* _Task prompt_
Locate each line of the material that contains "with", then return it.
##### Data shown #####
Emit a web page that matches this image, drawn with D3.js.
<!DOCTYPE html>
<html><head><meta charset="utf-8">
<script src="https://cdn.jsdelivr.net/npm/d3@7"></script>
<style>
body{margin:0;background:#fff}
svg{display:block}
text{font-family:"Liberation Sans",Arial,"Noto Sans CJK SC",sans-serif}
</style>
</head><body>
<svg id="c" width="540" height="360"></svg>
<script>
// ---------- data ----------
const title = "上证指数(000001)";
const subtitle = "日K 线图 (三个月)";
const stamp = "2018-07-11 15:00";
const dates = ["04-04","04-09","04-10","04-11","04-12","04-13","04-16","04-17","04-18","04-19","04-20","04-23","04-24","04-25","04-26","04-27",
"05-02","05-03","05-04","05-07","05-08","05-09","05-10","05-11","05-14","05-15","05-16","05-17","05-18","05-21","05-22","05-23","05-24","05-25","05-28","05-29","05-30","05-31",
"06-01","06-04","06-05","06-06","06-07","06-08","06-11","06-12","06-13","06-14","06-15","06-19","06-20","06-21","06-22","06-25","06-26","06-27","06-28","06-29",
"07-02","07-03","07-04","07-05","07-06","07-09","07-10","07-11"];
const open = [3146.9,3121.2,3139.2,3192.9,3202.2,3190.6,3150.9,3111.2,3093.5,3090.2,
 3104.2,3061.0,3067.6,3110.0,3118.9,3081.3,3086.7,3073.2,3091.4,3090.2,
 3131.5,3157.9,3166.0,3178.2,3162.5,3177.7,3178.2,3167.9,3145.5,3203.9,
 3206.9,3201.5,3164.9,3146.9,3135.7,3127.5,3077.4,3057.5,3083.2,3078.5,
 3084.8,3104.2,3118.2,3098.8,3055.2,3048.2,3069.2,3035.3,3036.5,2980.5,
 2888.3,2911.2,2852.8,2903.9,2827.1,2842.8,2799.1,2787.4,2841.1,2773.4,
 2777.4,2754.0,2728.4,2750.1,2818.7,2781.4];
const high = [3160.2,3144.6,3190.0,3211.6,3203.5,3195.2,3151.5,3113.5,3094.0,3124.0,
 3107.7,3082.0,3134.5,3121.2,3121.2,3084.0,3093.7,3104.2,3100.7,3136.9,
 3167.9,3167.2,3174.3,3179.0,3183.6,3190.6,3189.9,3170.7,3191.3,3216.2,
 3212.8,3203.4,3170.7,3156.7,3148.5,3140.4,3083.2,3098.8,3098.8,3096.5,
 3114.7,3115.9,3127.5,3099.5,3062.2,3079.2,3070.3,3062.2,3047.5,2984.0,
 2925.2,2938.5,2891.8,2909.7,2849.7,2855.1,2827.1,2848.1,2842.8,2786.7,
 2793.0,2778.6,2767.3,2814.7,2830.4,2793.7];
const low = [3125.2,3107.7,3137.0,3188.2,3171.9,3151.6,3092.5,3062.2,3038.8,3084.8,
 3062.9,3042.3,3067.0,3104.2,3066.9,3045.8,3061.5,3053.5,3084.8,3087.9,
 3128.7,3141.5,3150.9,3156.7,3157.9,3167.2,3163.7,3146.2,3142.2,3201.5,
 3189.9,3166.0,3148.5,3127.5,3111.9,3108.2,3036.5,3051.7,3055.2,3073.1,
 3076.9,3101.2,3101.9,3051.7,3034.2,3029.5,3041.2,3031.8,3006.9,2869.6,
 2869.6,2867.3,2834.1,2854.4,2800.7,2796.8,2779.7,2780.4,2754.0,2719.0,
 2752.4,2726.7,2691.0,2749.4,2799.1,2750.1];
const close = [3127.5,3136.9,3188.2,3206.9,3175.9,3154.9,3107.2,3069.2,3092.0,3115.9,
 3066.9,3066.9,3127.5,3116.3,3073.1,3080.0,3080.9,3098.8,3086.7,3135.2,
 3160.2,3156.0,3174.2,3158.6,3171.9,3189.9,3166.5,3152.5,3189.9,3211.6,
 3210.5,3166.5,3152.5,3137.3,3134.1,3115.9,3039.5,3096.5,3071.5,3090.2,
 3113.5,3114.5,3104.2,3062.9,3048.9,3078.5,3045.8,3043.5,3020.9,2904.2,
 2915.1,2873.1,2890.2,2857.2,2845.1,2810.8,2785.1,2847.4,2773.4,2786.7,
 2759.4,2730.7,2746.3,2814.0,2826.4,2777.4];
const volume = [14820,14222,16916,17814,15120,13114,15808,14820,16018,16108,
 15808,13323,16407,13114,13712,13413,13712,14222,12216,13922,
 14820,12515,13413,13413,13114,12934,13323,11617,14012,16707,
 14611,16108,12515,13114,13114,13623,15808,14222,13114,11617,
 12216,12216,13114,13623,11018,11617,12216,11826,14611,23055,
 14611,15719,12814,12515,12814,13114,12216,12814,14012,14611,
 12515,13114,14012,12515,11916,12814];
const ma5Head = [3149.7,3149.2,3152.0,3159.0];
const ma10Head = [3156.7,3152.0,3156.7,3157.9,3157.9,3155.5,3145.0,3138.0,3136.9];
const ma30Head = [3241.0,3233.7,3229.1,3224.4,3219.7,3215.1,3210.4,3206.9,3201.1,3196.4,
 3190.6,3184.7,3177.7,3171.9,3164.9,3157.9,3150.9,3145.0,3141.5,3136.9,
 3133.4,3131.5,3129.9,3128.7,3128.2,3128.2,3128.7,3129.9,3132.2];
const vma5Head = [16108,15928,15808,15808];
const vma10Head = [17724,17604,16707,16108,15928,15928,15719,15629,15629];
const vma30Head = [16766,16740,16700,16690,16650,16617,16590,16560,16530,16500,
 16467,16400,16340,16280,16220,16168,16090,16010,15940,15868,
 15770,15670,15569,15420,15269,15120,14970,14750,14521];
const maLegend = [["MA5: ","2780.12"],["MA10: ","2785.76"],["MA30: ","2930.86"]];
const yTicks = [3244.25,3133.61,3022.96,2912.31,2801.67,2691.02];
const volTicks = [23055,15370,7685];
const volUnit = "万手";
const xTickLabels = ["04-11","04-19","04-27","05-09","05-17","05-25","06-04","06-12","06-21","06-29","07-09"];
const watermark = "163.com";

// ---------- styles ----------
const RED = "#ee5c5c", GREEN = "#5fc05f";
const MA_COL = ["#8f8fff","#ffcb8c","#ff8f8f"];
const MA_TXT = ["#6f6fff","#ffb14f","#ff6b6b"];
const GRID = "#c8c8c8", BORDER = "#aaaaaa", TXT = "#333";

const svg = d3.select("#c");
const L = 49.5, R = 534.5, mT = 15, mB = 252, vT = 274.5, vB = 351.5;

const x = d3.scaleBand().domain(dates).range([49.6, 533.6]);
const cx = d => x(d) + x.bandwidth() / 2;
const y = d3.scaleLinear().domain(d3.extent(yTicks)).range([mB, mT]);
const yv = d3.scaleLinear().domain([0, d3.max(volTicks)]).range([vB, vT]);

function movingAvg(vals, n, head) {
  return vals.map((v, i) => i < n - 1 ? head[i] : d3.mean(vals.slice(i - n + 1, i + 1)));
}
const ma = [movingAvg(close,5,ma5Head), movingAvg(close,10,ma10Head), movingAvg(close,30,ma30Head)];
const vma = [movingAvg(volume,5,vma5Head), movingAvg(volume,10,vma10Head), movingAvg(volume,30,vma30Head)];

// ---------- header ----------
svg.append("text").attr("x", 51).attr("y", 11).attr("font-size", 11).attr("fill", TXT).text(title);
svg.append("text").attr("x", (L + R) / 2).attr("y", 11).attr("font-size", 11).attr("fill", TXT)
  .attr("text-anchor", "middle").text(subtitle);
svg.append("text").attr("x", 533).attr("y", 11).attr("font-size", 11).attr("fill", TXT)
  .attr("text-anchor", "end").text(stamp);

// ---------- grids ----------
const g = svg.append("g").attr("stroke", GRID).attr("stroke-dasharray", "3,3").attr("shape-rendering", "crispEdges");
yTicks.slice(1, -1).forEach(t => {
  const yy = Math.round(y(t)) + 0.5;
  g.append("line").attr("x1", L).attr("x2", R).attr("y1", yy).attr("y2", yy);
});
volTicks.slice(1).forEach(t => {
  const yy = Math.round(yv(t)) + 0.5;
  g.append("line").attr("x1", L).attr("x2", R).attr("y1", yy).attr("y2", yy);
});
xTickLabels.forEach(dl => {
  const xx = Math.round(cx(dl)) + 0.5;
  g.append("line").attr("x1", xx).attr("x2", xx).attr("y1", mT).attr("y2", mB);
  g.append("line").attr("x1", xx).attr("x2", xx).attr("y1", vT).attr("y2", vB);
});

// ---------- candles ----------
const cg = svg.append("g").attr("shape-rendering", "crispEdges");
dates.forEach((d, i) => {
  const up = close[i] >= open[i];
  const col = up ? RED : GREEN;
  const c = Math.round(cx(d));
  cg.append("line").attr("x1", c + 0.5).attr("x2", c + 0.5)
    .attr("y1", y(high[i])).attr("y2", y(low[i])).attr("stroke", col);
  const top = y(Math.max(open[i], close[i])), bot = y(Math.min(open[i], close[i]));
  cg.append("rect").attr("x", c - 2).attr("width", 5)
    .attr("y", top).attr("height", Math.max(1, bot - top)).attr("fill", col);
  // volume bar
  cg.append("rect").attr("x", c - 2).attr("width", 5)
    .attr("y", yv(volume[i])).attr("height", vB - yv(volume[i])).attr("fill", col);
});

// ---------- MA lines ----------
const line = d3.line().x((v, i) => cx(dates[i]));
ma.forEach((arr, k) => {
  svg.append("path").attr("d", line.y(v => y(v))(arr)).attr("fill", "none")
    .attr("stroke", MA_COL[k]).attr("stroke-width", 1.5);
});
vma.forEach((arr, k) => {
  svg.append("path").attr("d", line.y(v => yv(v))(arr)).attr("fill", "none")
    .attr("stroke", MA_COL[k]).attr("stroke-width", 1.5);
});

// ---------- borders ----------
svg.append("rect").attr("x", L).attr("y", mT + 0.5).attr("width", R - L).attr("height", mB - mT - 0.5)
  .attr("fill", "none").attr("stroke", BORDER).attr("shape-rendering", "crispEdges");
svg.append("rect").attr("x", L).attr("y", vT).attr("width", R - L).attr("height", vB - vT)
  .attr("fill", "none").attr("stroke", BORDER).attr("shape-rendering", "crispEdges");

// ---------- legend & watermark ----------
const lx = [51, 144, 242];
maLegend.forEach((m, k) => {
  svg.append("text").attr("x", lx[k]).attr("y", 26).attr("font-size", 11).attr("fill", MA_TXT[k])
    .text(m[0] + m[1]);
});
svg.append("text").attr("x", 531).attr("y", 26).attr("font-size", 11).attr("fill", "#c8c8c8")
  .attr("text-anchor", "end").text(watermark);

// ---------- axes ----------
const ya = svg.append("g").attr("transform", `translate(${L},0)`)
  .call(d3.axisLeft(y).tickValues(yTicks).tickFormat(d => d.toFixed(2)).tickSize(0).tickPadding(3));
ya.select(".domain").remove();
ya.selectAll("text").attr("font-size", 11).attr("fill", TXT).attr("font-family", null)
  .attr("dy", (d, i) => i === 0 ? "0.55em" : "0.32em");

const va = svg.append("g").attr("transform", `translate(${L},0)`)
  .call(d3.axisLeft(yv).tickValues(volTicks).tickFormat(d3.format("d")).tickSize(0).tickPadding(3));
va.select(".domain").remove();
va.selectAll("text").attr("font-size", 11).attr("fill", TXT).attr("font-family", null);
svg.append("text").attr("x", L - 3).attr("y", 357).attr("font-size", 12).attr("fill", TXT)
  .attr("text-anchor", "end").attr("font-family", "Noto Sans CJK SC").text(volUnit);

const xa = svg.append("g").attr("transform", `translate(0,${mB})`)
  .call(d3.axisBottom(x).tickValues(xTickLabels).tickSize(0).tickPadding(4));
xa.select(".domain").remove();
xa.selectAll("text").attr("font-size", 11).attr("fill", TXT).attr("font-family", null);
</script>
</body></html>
#####
##### Data shown #####
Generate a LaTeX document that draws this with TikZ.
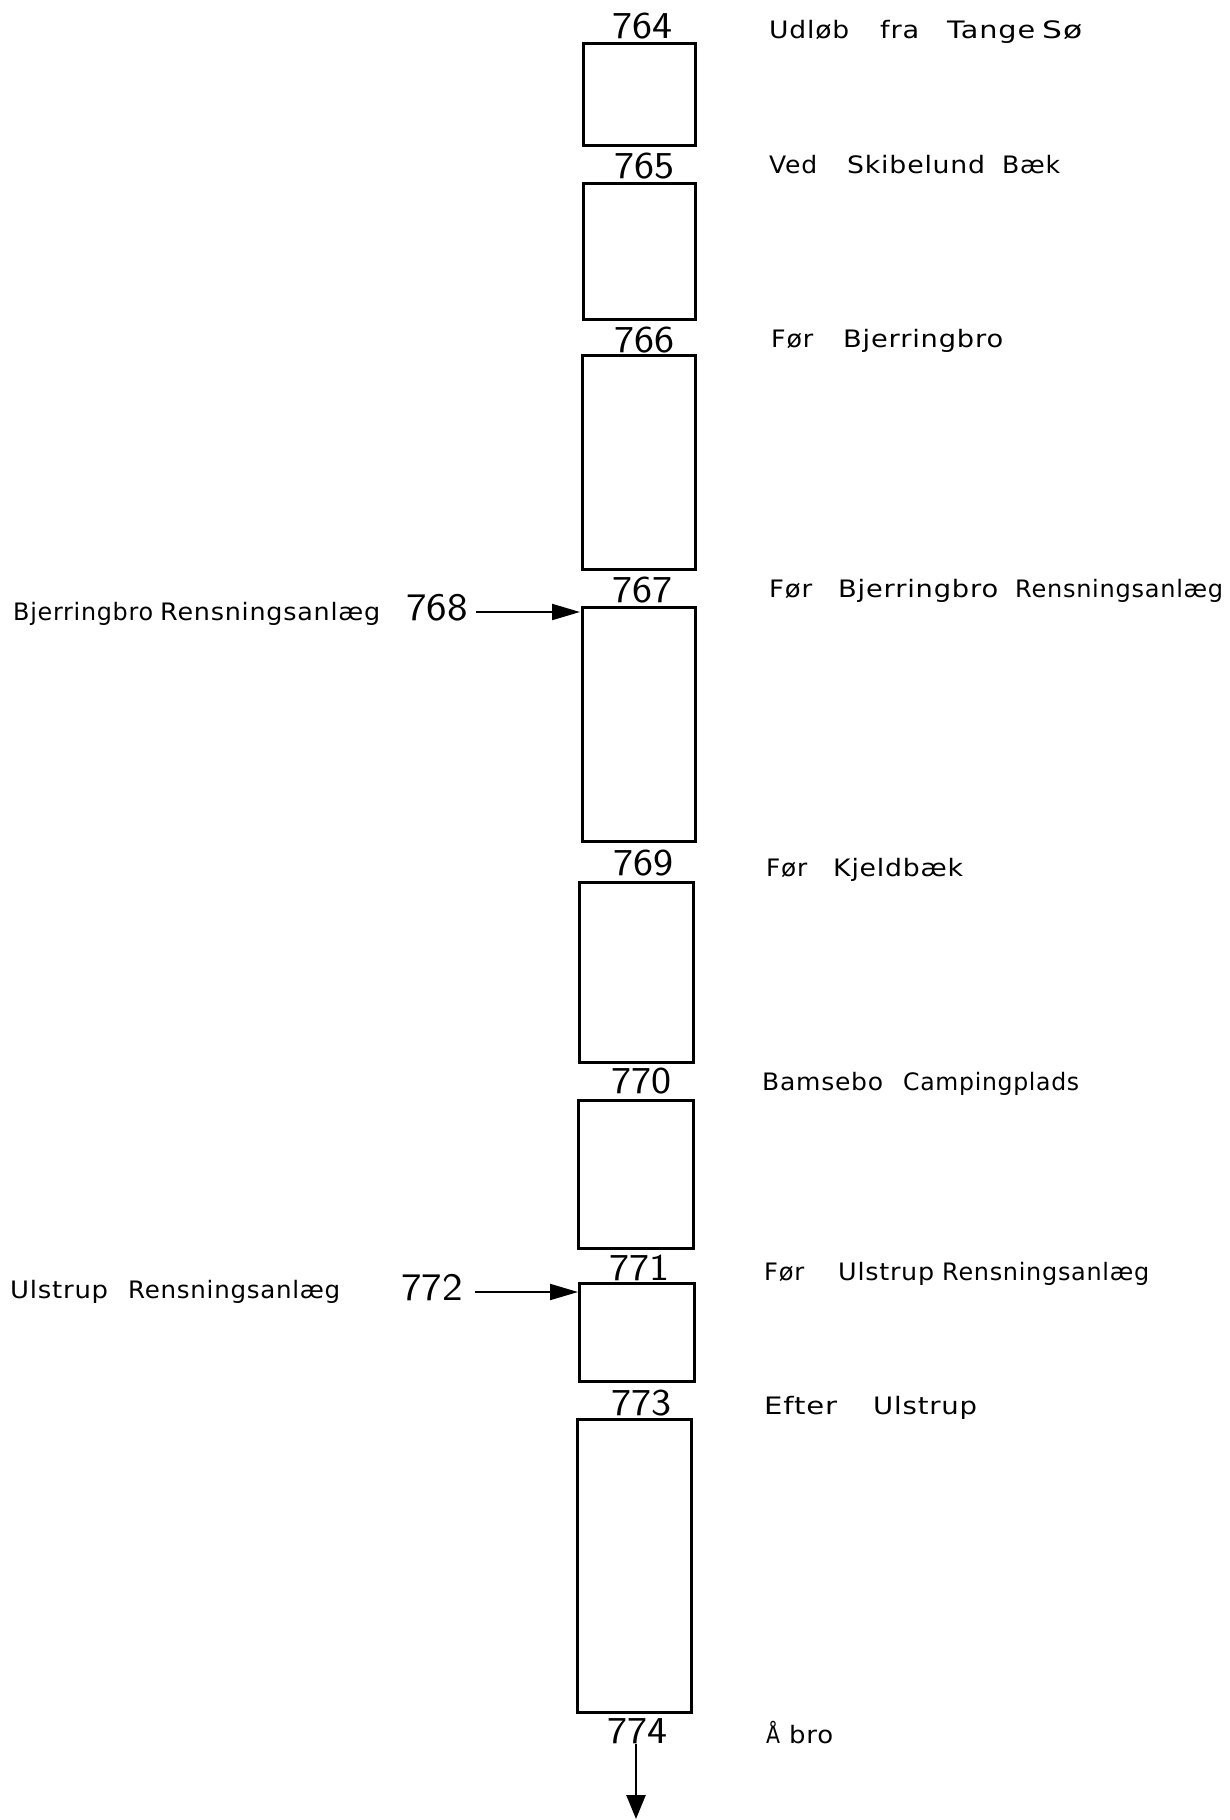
#####
* _Answer_
Emit a web page that matches this image, drawn with D3.js.
Generate a LaTeX document that draws this with TikZ.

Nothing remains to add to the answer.